REQUIREMENT
Emit a verbatim copy of the lines below from the line with "Rebuild this diagram" through the line with "(labA) at (24,27)", excluding pictures and everything outside that range.

GIVEN DATA
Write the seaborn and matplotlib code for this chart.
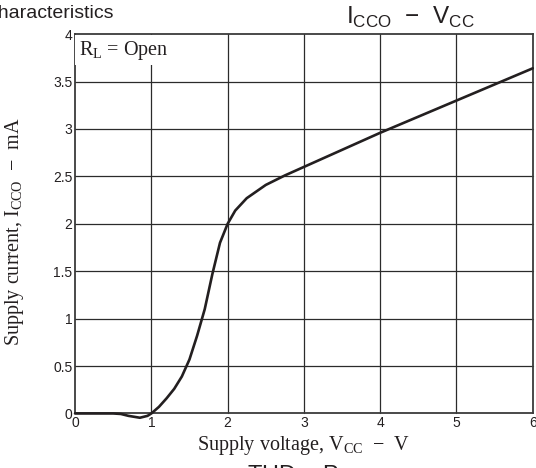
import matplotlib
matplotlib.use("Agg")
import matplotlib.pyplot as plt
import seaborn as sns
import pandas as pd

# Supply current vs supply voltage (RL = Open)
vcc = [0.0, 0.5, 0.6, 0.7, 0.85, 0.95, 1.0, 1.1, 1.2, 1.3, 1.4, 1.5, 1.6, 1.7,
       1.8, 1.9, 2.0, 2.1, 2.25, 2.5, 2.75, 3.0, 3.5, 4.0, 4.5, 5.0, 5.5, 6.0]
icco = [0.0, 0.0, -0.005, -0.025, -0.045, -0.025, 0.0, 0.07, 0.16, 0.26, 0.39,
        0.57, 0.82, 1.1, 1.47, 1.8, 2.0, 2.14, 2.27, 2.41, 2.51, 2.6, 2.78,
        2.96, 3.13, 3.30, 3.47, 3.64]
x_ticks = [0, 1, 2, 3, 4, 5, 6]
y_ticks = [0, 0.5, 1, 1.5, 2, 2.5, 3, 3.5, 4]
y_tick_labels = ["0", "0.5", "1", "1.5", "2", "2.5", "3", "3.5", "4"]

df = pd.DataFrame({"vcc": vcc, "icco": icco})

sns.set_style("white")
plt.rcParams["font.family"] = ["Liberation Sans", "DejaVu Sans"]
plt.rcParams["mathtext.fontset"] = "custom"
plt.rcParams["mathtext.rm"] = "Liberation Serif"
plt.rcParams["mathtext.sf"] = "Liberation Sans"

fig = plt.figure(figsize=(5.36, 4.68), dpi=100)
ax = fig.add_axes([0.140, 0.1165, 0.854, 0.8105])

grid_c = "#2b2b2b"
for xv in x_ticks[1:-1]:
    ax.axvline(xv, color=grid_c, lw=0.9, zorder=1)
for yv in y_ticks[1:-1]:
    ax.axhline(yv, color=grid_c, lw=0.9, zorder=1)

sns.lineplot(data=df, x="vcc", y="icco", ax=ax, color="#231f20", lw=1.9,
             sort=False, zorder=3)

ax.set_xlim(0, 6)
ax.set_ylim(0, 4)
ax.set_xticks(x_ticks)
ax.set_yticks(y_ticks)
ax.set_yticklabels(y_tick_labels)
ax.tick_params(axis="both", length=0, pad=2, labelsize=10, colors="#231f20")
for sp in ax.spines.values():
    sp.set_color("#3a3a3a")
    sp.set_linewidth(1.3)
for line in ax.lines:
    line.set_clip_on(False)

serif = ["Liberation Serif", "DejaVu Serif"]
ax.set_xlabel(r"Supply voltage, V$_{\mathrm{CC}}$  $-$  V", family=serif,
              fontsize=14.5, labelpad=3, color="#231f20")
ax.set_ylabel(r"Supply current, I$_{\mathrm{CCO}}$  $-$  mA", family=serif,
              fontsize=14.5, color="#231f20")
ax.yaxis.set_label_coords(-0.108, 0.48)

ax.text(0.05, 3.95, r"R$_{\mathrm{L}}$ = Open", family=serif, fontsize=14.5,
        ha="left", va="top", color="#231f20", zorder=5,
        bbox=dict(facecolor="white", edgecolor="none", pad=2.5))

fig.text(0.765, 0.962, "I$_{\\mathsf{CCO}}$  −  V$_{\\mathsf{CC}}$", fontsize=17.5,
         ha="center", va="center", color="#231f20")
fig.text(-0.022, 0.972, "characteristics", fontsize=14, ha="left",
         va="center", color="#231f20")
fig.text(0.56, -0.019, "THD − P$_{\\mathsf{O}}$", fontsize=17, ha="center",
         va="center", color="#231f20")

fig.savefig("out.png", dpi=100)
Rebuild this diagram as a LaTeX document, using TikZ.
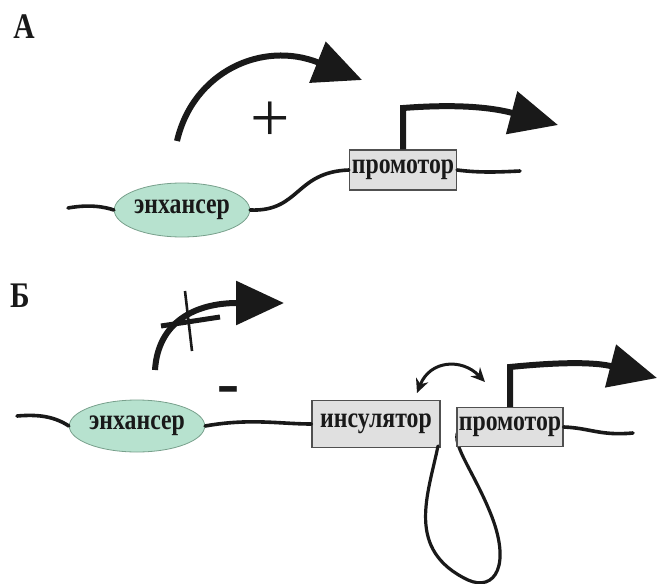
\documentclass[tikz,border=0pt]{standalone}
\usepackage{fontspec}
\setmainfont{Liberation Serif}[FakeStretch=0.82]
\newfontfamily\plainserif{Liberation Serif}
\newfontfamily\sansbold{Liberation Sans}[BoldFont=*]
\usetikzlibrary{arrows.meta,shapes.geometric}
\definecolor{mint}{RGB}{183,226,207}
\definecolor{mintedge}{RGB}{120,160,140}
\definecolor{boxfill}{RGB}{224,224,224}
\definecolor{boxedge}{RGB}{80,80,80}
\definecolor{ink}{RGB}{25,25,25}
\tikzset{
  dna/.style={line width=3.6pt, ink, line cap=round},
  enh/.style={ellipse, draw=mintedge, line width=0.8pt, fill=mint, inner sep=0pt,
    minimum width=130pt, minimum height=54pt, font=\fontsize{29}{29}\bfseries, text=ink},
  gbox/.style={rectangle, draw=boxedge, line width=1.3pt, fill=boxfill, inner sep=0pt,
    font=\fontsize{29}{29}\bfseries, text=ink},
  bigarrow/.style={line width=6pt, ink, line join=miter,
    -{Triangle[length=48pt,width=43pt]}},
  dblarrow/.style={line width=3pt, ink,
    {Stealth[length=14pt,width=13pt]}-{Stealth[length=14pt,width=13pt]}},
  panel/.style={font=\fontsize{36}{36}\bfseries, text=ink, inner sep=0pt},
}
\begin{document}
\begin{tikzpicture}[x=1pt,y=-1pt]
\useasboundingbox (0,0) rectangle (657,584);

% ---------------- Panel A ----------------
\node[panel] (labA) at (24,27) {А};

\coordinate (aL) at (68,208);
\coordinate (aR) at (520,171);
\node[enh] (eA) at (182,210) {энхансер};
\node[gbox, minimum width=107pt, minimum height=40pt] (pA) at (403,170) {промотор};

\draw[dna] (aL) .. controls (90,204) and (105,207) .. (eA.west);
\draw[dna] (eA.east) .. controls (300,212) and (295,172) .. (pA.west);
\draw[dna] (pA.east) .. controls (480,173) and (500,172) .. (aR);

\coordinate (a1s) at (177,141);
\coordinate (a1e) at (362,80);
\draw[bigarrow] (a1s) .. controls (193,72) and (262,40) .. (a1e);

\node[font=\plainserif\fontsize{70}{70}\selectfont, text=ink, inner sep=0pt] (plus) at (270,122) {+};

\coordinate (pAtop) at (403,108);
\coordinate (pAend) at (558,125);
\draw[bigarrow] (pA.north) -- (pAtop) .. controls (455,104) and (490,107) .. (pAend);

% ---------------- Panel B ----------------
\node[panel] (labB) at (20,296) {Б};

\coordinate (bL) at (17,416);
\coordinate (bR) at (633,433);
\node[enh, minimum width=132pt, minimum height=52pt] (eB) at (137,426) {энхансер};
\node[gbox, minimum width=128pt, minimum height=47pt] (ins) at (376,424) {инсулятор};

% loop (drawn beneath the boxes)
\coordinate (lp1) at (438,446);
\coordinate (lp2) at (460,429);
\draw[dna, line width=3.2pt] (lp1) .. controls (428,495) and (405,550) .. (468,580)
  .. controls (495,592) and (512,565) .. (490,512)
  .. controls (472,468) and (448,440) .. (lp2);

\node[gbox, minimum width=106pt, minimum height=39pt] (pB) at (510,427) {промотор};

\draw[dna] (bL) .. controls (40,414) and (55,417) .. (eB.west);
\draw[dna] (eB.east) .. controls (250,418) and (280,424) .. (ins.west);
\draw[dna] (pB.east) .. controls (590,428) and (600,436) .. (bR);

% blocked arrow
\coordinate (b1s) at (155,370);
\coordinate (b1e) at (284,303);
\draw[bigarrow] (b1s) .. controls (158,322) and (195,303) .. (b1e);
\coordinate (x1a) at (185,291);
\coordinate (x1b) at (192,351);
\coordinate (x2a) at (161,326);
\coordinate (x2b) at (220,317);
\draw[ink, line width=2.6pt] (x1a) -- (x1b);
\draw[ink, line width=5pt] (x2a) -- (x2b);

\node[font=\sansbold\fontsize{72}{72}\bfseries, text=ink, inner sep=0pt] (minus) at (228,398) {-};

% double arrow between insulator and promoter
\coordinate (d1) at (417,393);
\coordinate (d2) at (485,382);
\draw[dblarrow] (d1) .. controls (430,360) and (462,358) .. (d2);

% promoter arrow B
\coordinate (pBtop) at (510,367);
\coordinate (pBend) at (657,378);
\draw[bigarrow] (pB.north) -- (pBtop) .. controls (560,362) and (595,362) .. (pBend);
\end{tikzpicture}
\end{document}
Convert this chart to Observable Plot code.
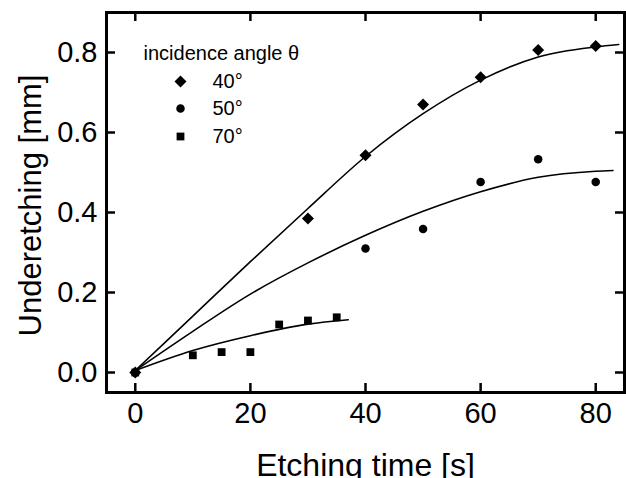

RESPONSE BELOW
Rebuild this diagram as a LaTeX document, using TikZ.
\documentclass[tikz,border=0pt]{standalone}
\usepackage{fontspec}
\setmainfont{Liberation Serif}[FakeStretch=0.82]
\newfontfamily\plainserif{Liberation Serif}
\newfontfamily\sansbold{Liberation Sans}[BoldFont=*]
\usetikzlibrary{arrows.meta,shapes.geometric}
\definecolor{mint}{RGB}{183,226,207}
\definecolor{mintedge}{RGB}{120,160,140}
\definecolor{boxfill}{RGB}{224,224,224}
\definecolor{boxedge}{RGB}{80,80,80}
\definecolor{ink}{RGB}{25,25,25}
\tikzset{
  dna/.style={line width=3.6pt, ink, line cap=round},
  enh/.style={ellipse, draw=mintedge, line width=0.8pt, fill=mint, inner sep=0pt,
    minimum width=130pt, minimum height=54pt, font=\fontsize{29}{29}\bfseries, text=ink},
  gbox/.style={rectangle, draw=boxedge, line width=1.3pt, fill=boxfill, inner sep=0pt,
    font=\fontsize{29}{29}\bfseries, text=ink},
  bigarrow/.style={line width=6pt, ink, line join=miter,
    -{Triangle[length=48pt,width=43pt]}},
  dblarrow/.style={line width=3pt, ink,
    {Stealth[length=14pt,width=13pt]}-{Stealth[length=14pt,width=13pt]}},
  panel/.style={font=\fontsize{36}{36}\bfseries, text=ink, inner sep=0pt},
}
\begin{document}
\begin{tikzpicture}[x=1pt,y=-1pt]
\useasboundingbox (0,0) rectangle (657,584);

% ---------------- Panel A ----------------
\node[panel] (labA) at (24,27) {А};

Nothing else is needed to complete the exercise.